Mountain Guide (1888-1958)

Hans Fuhrer (1888-1958) was a mountain guide born near Innertkirchen in Switzerland.

He made numerous first ascents in North America over a twenty year period, particularly in the Canadian Rockies. Those included both the first ascent of previously unclimbed peaks and the first ascent of several notable new climbs, including the Fuhrer Ridge on Mount Robson. In 1927 he and Alfred Ostheimer climbed 36 peaks in 63 days in the area around the Columbia and Clemenceau Icefields, 27 of those were first ascents.

==Guiding==
Fuhrer's father and grandfather were alpine guides in Switzerland and he was introduced to guiding by them. He and his brother Heinrich (or Heinie) moved to the United States in 1912 to work as mountain guides. They initially started working in Oregon and between 1915-1918 he led more than a hundred ascents of Mount Hood.

In 1919 he joined the staff of the Rainier National Park Company, his brother joined him the following year. Over the next five years they both completed more than 150 ascents of Mount Rainier, guiding over 3,500 people to the summit. In addition to multiple ascent of the mountain by the regular routes, in 1920 he and his brother guided on what were to be the first new routes pioneered up Rainier for over fifteen years.
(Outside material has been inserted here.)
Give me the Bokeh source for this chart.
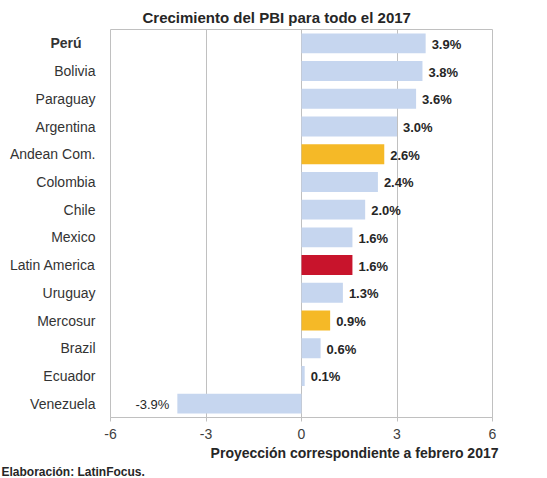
from bokeh.plotting import figure
from bokeh.models import (ColumnDataSource, LabelSet, FixedTicker, Range1d, FactorRange,
                          LinearAxis, Title)
from bokeh.core.properties import value
from bokeh.embed import file_html
from bokeh.resources import INLINE

# ---- data ----
countries = ["Perú", "Bolivia", "Paraguay", "Argentina", "Andean Com.", "Colombia",
             "Chile", "Mexico", "Latin America", "Uruguay", "Mercosur", "Brazil",
             "Ecuador", "Venezuela"]
growth = [3.9, 3.8, 3.6, 3.0, 2.6, 2.4, 2.0, 1.6, 1.6, 1.3, 0.9, 0.6, 0.1, -3.9]
groups = ["country", "country", "country", "country", "bloc", "country",
          "country", "country", "region", "country", "bloc", "country",
          "country", "country"]
highlight = "Perú"
x_ticks = [-6, -3, 0, 3, 6]
title_text = "Crecimiento del PBI para todo el 2017"
source_note = "Elaboración: LatinFocus."
projection_note = "Proyección correspondiente a febrero 2017"

# ---- styles ----
FONT = "Liberation Sans"
palette = {"country": "#c6d6ef", "bloc": "#f5b927", "region": "#c8142c"}
x_min, x_max = x_ticks[0], x_ticks[-1]
factors = countries[::-1]
# synthetic coordinate of each factor's centre on the categorical range
centre = {c: factors.index(c) + 0.5 for c in countries}

src = ColumnDataSource(dict(
    country=countries,
    growth=growth,
    zero=[0] * len(countries),
    color=[palette[g] for g in groups],
    label=[f"{v:.1f}%" for v in growth],
    lab_align=["left" if v >= 0 else "right" for v in growth],
    lab_off=[6 if v >= 0 else -8 for v in growth],
    lab_style=["bold" if v >= 0 else "normal" for v in growth],
))

W, H = 547, 478
p = figure(width=W, height=H, output_backend="svg", toolbar_location=None,
           y_range=FactorRange(factors=factors, range_padding=0),
           x_range=Range1d(x_min, x_max), y_axis_type=None,
           min_border_left=110, min_border_right=55, min_border_top=29,
           min_border_bottom=60)
p.background_fill_color = "white"
p.border_fill_color = "white"
p.outline_line_color = "#c0c0c0"
p.outline_line_width = 1

p.hbar(y="country", left="zero", right="growth", height=0.72, color="color",
       line_color=None, source=src)

def name_axis(names, standoff, bold):
    ax = LinearAxis(ticker=FixedTicker(ticks=[centre[c] for c in names]))
    ax.major_label_overrides = {centre[c]: c for c in names}
    ax.axis_line_color = None
    ax.major_tick_line_color = None
    ax.minor_tick_line_color = None
    ax.major_label_standoff = standoff
    ax.major_label_text_font = FONT
    ax.major_label_text_font_size = "14px"
    ax.major_label_text_color = "#333333"
    ax.major_label_text_font_style = "bold" if bold else "normal"
    return ax

# inner axis: highlighted name in bold; outer axis: the others, pulled back
p.add_layout(name_axis([highlight], 23, True), "left")
p.add_layout(name_axis([c for c in countries if c != highlight], -54, False), "left")
p.ygrid.visible = False

p.xgrid.ticker = FixedTicker(ticks=x_ticks)
p.xgrid.grid_line_color = "#c0c0c0"
p.xgrid.grid_line_width = 1
p.xgrid.level = "underlay"

xa = p.xaxis[0]
xa.ticker = FixedTicker(ticks=x_ticks)
xa.major_label_overrides = {t: (f"-{abs(t)}" if t < 0 else str(t)) for t in x_ticks}
xa.minor_tick_line_color = None
xa.major_tick_in = 0
xa.major_tick_out = 4
xa.major_tick_line_color = "#c0c0c0"
xa.axis_line_color = "#c0c0c0"
xa.major_label_text_font = FONT
xa.major_label_text_font_size = "14px"
xa.major_label_text_color = "#404040"
xa.major_label_standoff = 7

vals = LabelSet(x="growth", y="country", text="label", source=src,
                x_offset="lab_off", y_offset=-1, text_align="lab_align",
                text_baseline="middle", text_font=value(FONT),
                text_font_size=value("13px"), text_font_style="lab_style",
                text_color="#262626")
p.add_layout(vals)

p.title = Title(text=title_text, align="left", offset=32, standoff=7,
                text_font=FONT, text_font_size="15px", text_font_style="bold",
                text_color="#262626")
p.add_layout(Title(text=projection_note, align="right", offset=-6, standoff=3,
                   text_font=FONT, text_font_size="14px", text_font_style="bold",
                   text_color="#262626"), "below")
p.add_layout(Title(text=source_note, align="left", offset=-109, standoff=0,
                   text_font=FONT, text_font_size="12px", text_font_style="bold",
                   text_color="#262626"), "below")

open("out.html", "w").write(file_html(p, INLINE))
One of those, with Roger W. Toll in late June 1920, was at the time believed to be the first ascent of the Kautz Glacier route. (Note: In 1968 it was suggested that this route had seen an earlier ascent) A week later the Fuhrers made the first recorded ascent via the Nisqually Glacier with Joseph Taylor Hazard, above the glacier the route followed a snow couloir which is now known as the Fuhrer Finger in recognition of the Fuhrer brothers. Hans Fuhrer also guided another first ascent of the mountain when he ascended the Puyallup Cleaver and Tahoma Glacier with Alfred E. Roovers in July 1934.
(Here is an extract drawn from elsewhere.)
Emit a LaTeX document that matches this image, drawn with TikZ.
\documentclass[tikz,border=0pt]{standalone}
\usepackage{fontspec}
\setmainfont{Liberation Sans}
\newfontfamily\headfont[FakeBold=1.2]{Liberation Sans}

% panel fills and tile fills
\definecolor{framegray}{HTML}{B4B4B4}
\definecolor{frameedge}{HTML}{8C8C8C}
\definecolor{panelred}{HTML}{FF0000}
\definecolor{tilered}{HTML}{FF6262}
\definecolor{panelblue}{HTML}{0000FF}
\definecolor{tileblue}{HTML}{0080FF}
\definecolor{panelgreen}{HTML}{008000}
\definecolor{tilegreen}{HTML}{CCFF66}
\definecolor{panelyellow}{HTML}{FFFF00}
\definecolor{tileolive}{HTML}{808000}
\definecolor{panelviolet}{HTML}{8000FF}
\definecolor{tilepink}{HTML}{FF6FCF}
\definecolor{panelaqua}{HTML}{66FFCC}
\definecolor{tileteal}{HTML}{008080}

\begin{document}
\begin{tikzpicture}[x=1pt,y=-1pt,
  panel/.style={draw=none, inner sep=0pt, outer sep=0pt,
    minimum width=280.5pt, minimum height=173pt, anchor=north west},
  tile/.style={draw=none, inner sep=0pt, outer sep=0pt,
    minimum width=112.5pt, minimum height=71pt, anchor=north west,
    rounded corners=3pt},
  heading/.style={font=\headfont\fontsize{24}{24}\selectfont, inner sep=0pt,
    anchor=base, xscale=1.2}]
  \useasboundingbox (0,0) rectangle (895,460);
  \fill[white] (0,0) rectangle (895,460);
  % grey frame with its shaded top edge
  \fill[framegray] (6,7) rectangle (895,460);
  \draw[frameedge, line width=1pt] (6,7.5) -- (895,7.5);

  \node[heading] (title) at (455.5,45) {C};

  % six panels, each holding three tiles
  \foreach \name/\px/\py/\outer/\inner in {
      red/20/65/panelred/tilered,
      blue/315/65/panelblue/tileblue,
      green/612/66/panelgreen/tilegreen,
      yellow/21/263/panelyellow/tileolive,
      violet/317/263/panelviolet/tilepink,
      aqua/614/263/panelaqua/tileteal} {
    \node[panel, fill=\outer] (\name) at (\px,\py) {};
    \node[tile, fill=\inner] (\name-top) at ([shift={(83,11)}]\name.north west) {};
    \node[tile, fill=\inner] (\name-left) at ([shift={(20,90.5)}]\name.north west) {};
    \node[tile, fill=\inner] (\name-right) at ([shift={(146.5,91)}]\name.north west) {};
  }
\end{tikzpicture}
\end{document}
In the late 19th century and early 20th century the Canadian Pacific Railway (CPR) had employed European mountain guides in order to promote use of the railway for tourism and climbing in the Rocky Mountains. Those guides had included Peter Kaufmann and his two half-brothers Christian and Hans, and the Feuz family. In 1925 the Canadian National Railway (CNR) adopted a similar strategy and in 1926 Hans Fuhrer began working in Jasper National Park for the CNR. He was later joined by Heinrich. (Note: In 1925, the guide for a Japanese party who made the first ascent of Mount Alberta was Heinrich Fuhrer, it has been written that "Heinrich Fuhrer, the guide who led the first ascent of Mount Alberta, appears to have come to Canada specifically for this climb. He is not to be confused with another Heinrich Fuhrer, the brother of Hans Fuhrer, who guided in the Jasper area only a few years later".) Hans worked for the CNR until 1932 and then guided independently for several years. One of his regular clients in the 1930s was Henry Hall. Together they were involved in several attempts on Mount Waddington and they made first ascents of several lesser peaks together.
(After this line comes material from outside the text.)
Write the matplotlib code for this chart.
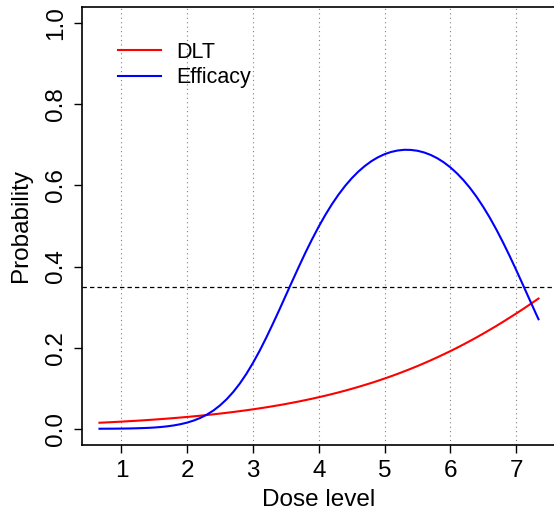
import matplotlib
matplotlib.use("Agg")
import matplotlib.pyplot as plt

plt.rcParams['font.family'] = ['Liberation Sans', 'DejaVu Sans']

# dose grid and probabilities
dose = [0.666, 0.8, 0.9, 1.0, 1.1, 1.2, 1.3, 1.4, 1.5, 1.6, 1.7, 1.8, 1.9,
        2.0, 2.1, 2.2, 2.3, 2.4, 2.5, 2.6, 2.7, 2.8, 2.9,
        3.0, 3.1, 3.2, 3.3, 3.4, 3.5, 3.6, 3.7, 3.8, 3.9,
        4.0, 4.1, 4.2, 4.3, 4.4, 4.5, 4.6, 4.7, 4.8, 4.9,
        5.0, 5.1, 5.2, 5.3, 5.4, 5.5, 5.6, 5.7, 5.8, 5.9,
        6.0, 6.1, 6.2, 6.3, 6.4, 6.5, 6.6, 6.7, 6.8, 6.9,
        7.0, 7.1, 7.2, 7.3, 7.34]
p_dlt = [0.0149, 0.0159, 0.0168, 0.0176, 0.0186, 0.0195, 0.0205, 0.0216, 0.0227,
         0.0239, 0.0251, 0.0264, 0.0278,
         0.0292, 0.0307, 0.0323, 0.0339, 0.0357, 0.0375, 0.0394, 0.0414, 0.0435,
         0.0457,
         0.0480, 0.0504, 0.0529, 0.0556, 0.0583, 0.0612, 0.0643, 0.0674, 0.0708,
         0.0742,
         0.0779, 0.0816, 0.0856, 0.0897, 0.0940, 0.0985, 0.1032, 0.1081, 0.1131,
         0.1184,
         0.1239, 0.1296, 0.1355, 0.1417, 0.1481, 0.1547, 0.1616, 0.1687, 0.1761,
         0.1837,
         0.1915, 0.1996, 0.2080, 0.2166, 0.2255, 0.2347, 0.2441, 0.2537, 0.2636,
         0.2738,
         0.2842, 0.2947, 0.3056, 0.3167, 0.3211]
p_eff = [0.0001, 0.0002, 0.0003, 0.0005, 0.0007, 0.0011, 0.0016, 0.0022, 0.0031,
         0.0044, 0.0061, 0.0084, 0.0114,
         0.0153, 0.0204, 0.0269, 0.0351, 0.0453, 0.0579, 0.0730, 0.0909, 0.1117,
         0.1357,
         0.1626, 0.1922, 0.2243, 0.2583, 0.2934, 0.3294, 0.3654, 0.4008, 0.4354,
         0.4680,
         0.4989, 0.5275, 0.5538, 0.5775, 0.5988, 0.6176, 0.6340, 0.6480, 0.6599,
         0.6695,
         0.6771, 0.6826, 0.6862, 0.6879, 0.6876, 0.6855, 0.6814, 0.6753, 0.6672,
         0.6570,
         0.6446, 0.6299, 0.6129, 0.5935, 0.5716, 0.5471, 0.5203, 0.4911, 0.4597,
         0.4265,
         0.3918, 0.3562, 0.3201, 0.2842, 0.2701]
target = 0.35
xticks = [1, 2, 3, 4, 5, 6, 7]
yticks = [0.0, 0.2, 0.4, 0.6, 0.8, 1.0]

fig = plt.figure(figsize=(5.54, 5.12), dpi=100)
ax = fig.add_axes([82 / 554, 67 / 512, 474 / 554, 438 / 512])

for x in xticks:
    ax.axvline(x, color='gray', lw=0.8, ls=(0, (1, 3)), zorder=1)
ax.axhline(target, color='black', lw=0.9, ls=(0, (3.5, 2.5)), zorder=2)

ax.plot(dose, p_dlt, color='red', lw=1.5, label='DLT', zorder=3)
ax.plot(dose, p_eff, color='blue', lw=1.5, label='Efficacy', zorder=3)

ax.set_xlim(0.4, 7.606)
ax.set_ylim(-0.04, 1.04)
ax.set_xticks(xticks)
ax.set_xticklabels([str(x) for x in xticks])
ax.set_yticks(yticks)
ax.set_yticklabels([f"{y:.1f}" for y in yticks], rotation=90, va='center')
ax.tick_params(labelsize=17.5, length=6, width=1, pad=5)
for s in ax.spines.values():
    s.set_linewidth(1.2)

ax.set_xlabel('Dose level', fontsize=17.5, labelpad=5)
ax.set_ylabel('Probability', fontsize=17.5, labelpad=9)

ax.legend(loc='upper left', bbox_to_anchor=(118 / 554, 1 - 42 / 512),
          bbox_transform=fig.transFigure, frameon=False, fontsize=15.5,
          handlelength=2.0, handletextpad=0.7, borderpad=0, borderaxespad=0,
          labelspacing=0.2)

fig.savefig('out.png', dpi=100)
Amongst Fuhrer's other notable first ascents after he left the CNR were Mount Steele, 5073 m, in the Saint Elias Range, the fifth-highest mountain in Canada, (their ascent in 1935 was the "last major successful ascent in the St Elias Mountains that did not employ the assistance of an airplane") and the Fuhrer Arête (or Fuhrer Ridge) on the NW side of Mount Robson in July 1938. Sixty years later it was written that "During the 1920s and '30s three climbs were made in the Canadian Rockies that clearly stand out as being ahead of their time", the first ascent of The Fuhrer Arête by William R. Hainsworth and Howard Carlson, guided by Hans Fuhrer was one of the three.

==Later years==
In later life Fuhrer returned from Canada to US and he retired to Oregon where he died in 1958. Forty years after his death it was written that Fuhrer was "one of the greatest mountain guides of the era."